Small Datum: First day with InnoDB transparent page compression

Friday, August 28, 2015

First day with InnoDB transparent page compression

I ran linkbench overnight for a database that started at 100G using MySQL 5.7.8 and InnoDB transparent page compression. After ~24 hours I have 1 mysqld crash with nothing in the error log. I don't know if that is related to bug 77738. I will attach gdb and hope for another crash. For more about transparent page compression read here, here and here. For concerns about the feature see the post by Domas. I previously wrote about this feature.

On the bright side, this is a great opportunity for MyRocks, the RocksDB storage engine for RocksDB.

Then I ran 'dmesg -e' and get 81 complaints from XFS on the host that uses transparent compression. The warnings are from the time when the benchmark ran. My other test host isn't using hole-punch and doesn't get these warnings.

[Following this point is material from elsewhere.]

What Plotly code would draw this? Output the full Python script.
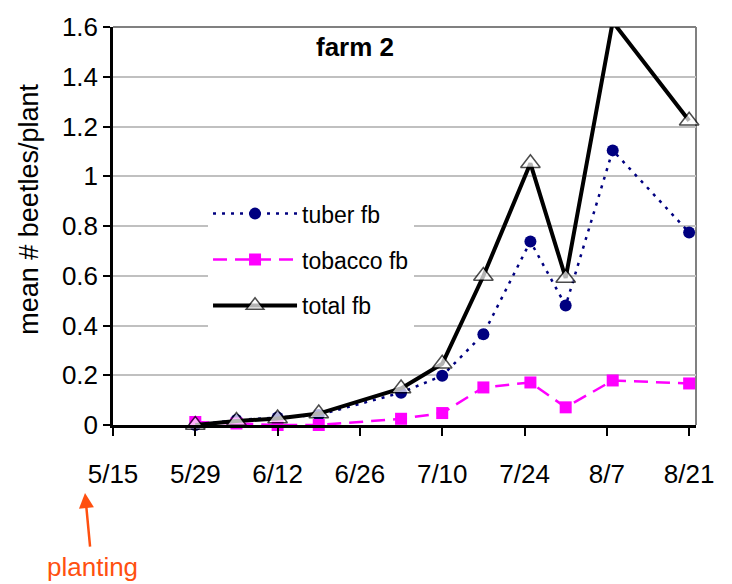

I get the same error message below from a host with CentoOS 6.6 host using a 3.10.53 kernel.

[Aug27 05:53] XFS: possible memory allocation deadlock in kmem_alloc (mode:0x250)
[ +1.999375] XFS: possible memory allocation deadlock in kmem_alloc (mode:0x250)
[ +1.999387] XFS: possible memory allocation deadlock in kmem_alloc (mode:0x250)
[ +1.983386] XFS: possible memory allocation deadlock in kmem_alloc (mode:0x250)
[ +1.999379] XFS: possible memory allocation deadlock in kmem_alloc (mode:0x250)

The host has Fedora 19 and the kernel is 3.14.27-100.fc19.x86_64. I don't know if Fedora 19 is officially supported. I know that hole punch is available because this is in the error log:
    [Note] InnoDB: PUNCH HOLE support available

And this was used in a create table statement:
    ENGINE=InnoDB COMPRESSION="zlib" DEFAULT CHARSET=latin1;

From my host without hole-punch where the files for the table are ~44G.
    $ xfs_bmap /ssd1/scratch/data.mdcallag/data/linkdb/linktable*.ibd | wc -l
    11446

And the host with it where the files for the table are ~104G according to ls but are much smaller because of the holes.
    $ xfs_bmap /ssd1/scratch/data.mdcallag/data/linkdb/linktable.ibd | wc -l
    11865620

I don't like the vmstat output either. On the host that uses transparent page compression swap is being used and that started during the linkbench load. It is not being used on the other host. Doesn't look right.

procs -----------memory---------- ---swap-- -----io---- -system-- ----cpu----
r b   swpd   free   buff cache   si   so    bi    bo   in   cs us sy id wa
13 6 4095996 8410200   1164 6298324    0    0    65   534    0    0 8 1 89 2

But wait, there is more

This is from a host with CentOS 6.6 and the 3.10.53 kernel. After running for a few hours with transparent page compression mysqld got stuck. I looked in the database error log and there was the standard output from threads getting long waits on InnoDB synchronization objects. I attached gdb to look at thread stacks, and that took ~15 minutes just to attach. Fortunately I got stacks before needing to reboost this host. All threads appear to be blocked on calls into the kernel. This gist shows two of the threads -- one is stuck doing aio and another trying to do fallocate64 called from os_file_punch_hole.

Deadlocked mysqld + reboot server == victory? I filed bug 78277 for this. After the reboot dropping a ~72G ibd file that had been using hole-punch took ~3 minutes. Then I created an 80G file and dropping that took 10 seconds. It a good idea to have database files that take minutes to drop given that InnoDB and filesystem state can get out of sync during a crash requiring manual repair.

And more

I have two CentOS 6.6 servers with the 3.10.53 kernel and XFS. The host in the previous section doesn't use partitioning. The host in this section uses partitioning and transparent page compression. They both get InnoDB deadlocks but this host was healthy enough the the InnoDB background thread was able to kill the server. This was triggered by a DROP DATABASE statement. I don't have thread stacks but will guess that a file unlink operation took too long or got stuck. Because DDL isn't transactional the data dictionary isn't in a good state at this point. Some of the per-partition ibd files are missing.

Reboot #2 has arrived. Did kill -9 on mysqld and the process is still there in state Z after 40 minutes. Delete the database directory but space is still in use according to df. I assume that space won't be released until the zombie process goes away. I give up on trying to use transparent compression on this host.